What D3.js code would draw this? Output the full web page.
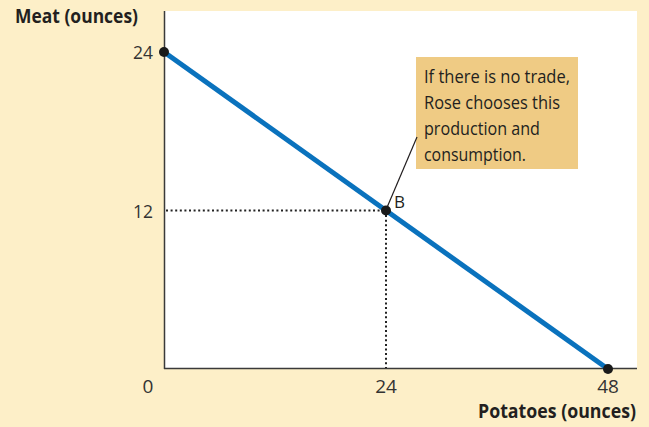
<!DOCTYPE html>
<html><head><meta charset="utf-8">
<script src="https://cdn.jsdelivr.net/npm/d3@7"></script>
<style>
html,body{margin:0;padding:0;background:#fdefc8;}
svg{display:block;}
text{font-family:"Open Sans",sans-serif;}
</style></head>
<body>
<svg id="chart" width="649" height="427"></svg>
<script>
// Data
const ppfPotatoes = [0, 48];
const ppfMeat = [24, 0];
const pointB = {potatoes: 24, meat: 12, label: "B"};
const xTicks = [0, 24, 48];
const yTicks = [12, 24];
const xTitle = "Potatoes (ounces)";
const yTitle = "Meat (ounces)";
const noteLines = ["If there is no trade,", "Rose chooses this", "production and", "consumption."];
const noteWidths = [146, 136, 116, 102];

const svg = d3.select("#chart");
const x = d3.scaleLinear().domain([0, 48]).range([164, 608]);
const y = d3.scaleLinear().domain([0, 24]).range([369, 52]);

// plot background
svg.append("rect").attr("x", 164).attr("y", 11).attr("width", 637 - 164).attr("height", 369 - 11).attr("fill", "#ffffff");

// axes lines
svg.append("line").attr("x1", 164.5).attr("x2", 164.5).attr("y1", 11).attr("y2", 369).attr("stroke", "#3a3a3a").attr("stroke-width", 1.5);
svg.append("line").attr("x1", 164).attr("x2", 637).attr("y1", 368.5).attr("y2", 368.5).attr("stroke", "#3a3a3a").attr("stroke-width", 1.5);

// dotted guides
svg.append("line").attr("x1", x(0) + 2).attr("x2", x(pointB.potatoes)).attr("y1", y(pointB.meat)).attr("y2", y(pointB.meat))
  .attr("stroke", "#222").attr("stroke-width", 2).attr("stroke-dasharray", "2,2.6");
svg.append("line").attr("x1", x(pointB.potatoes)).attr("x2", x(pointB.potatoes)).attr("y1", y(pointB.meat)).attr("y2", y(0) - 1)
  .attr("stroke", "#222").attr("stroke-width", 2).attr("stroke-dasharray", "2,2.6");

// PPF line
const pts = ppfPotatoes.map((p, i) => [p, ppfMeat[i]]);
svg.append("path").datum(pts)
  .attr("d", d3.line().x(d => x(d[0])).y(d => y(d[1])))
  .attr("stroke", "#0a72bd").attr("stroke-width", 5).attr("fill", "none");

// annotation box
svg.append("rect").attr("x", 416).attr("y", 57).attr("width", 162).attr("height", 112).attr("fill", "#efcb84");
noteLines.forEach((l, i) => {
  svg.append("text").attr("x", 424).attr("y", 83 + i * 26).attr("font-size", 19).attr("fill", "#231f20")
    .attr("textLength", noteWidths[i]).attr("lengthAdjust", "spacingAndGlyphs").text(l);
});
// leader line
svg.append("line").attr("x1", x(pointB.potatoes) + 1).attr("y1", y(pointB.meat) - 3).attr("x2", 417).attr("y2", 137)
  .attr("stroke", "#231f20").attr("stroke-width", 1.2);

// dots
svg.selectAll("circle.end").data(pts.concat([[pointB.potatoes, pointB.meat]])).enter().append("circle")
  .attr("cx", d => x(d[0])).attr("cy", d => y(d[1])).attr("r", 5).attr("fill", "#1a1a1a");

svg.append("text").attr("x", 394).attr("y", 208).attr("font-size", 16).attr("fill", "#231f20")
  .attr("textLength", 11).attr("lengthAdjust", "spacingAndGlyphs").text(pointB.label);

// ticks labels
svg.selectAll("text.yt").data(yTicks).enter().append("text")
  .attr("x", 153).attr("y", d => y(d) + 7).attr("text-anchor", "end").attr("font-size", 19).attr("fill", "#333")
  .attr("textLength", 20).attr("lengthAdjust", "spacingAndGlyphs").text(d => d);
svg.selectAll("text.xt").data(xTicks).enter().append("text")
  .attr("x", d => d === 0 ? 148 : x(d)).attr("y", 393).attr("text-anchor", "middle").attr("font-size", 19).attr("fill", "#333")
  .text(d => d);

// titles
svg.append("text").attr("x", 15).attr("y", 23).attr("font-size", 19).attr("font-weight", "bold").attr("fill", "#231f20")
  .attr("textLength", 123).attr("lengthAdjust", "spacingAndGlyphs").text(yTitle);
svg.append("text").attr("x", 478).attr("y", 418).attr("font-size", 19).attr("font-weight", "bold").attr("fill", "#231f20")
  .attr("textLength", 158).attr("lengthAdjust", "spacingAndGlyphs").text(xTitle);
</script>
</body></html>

* **AIM**
Reproduce every line precisely as given, omitting all pictures.

* **SOLVED EXERCISE**
What D3.js code would draw this? Output the full web page.
<!DOCTYPE html>
<html><head><meta charset="utf-8">
<script src="https://cdn.jsdelivr.net/npm/d3@7"></script>
<style>
html,body{margin:0;padding:0;background:#fdefc8;}
svg{display:block;}
text{font-family:"Open Sans",sans-serif;}
</style></head>
<body>
<svg id="chart" width="649" height="427"></svg>
<script>
// Data
const ppfPotatoes = [0, 48];
const ppfMeat = [24, 0];
const pointB = {potatoes: 24, meat: 12, label: "B"};
const xTicks = [0, 24, 48];
const yTicks = [12, 24];
const xTitle = "Potatoes (ounces)";
const yTitle = "Meat (ounces)";
const noteLines = ["If there is no trade,", "Rose chooses this", "production and", "consumption."];
const noteWidths = [146, 136, 116, 102];

const svg = d3.select("#chart");
const x = d3.scaleLinear().domain([0, 48]).range([164, 608]);
const y = d3.scaleLinear().domain([0, 24]).range([369, 52]);

// plot background
svg.append("rect").attr("x", 164).attr("y", 11).attr("width", 637 - 164).attr("height", 369 - 11).attr("fill", "#ffffff");

// axes lines
svg.append("line").attr("x1", 164.5).attr("x2", 164.5).attr("y1", 11).attr("y2", 369).attr("stroke", "#3a3a3a").attr("stroke-width", 1.5);
svg.append("line").attr("x1", 164).attr("x2", 637).attr("y1", 368.5).attr("y2", 368.5).attr("stroke", "#3a3a3a").attr("stroke-width", 1.5);

// dotted guides
svg.append("line").attr("x1", x(0) + 2).attr("x2", x(pointB.potatoes)).attr("y1", y(pointB.meat)).attr("y2", y(pointB.meat))
  .attr("stroke", "#222").attr("stroke-width", 2).attr("stroke-dasharray", "2,2.6");
svg.append("line").attr("x1", x(pointB.potatoes)).attr("x2", x(pointB.potatoes)).attr("y1", y(pointB.meat)).attr("y2", y(0) - 1)
  .attr("stroke", "#222").attr("stroke-width", 2).attr("stroke-dasharray", "2,2.6");

// PPF line
const pts = ppfPotatoes.map((p, i) => [p, ppfMeat[i]]);
svg.append("path").datum(pts)
  .attr("d", d3.line().x(d => x(d[0])).y(d => y(d[1])))
  .attr("stroke", "#0a72bd").attr("stroke-width", 5).attr("fill", "none");

// annotation box
svg.append("rect").attr("x", 416).attr("y", 57).attr("width", 162).attr("height", 112).attr("fill", "#efcb84");
noteLines.forEach((l, i) => {
  svg.append("text").attr("x", 424).attr("y", 83 + i * 26).attr("font-size", 19).attr("fill", "#231f20")
    .attr("textLength", noteWidths[i]).attr("lengthAdjust", "spacingAndGlyphs").text(l);
});
// leader line
svg.append("line").attr("x1", x(pointB.potatoes) + 1).attr("y1", y(pointB.meat) - 3).attr("x2", 417).attr("y2", 137)
  .attr("stroke", "#231f20").attr("stroke-width", 1.2);

// dots
svg.selectAll("circle.end").data(pts.concat([[pointB.potatoes, pointB.meat]])).enter().append("circle")
  .attr("cx", d => x(d[0])).attr("cy", d => y(d[1])).attr("r", 5).attr("fill", "#1a1a1a");

svg.append("text").attr("x", 394).attr("y", 208).attr("font-size", 16).attr("fill", "#231f20")
  .attr("textLength", 11).attr("lengthAdjust", "spacingAndGlyphs").text(pointB.label);

// ticks labels
svg.selectAll("text.yt").data(yTicks).enter().append("text")
  .attr("x", 153).attr("y", d => y(d) + 7).attr("text-anchor", "end").attr("font-size", 19).attr("fill", "#333")
  .attr("textLength", 20).attr("lengthAdjust", "spacingAndGlyphs").text(d => d);
svg.selectAll("text.xt").data(xTicks).enter().append("text")
  .attr("x", d => d === 0 ? 148 : x(d)).attr("y", 393).attr("text-anchor", "middle").attr("font-size", 19).attr("fill", "#333")
  .text(d => d);

// titles
svg.append("text").attr("x", 15).attr("y", 23).attr("font-size", 19).attr("font-weight", "bold").attr("fill", "#231f20")
  .attr("textLength", 123).attr("lengthAdjust", "spacingAndGlyphs").text(yTitle);
svg.append("text").attr("x", 478).attr("y", 418).attr("font-size", 19).attr("font-weight", "bold").attr("fill", "#231f20")
  .attr("textLength", 158).attr("lengthAdjust", "spacingAndGlyphs").text(xTitle);
</script>
</body></html>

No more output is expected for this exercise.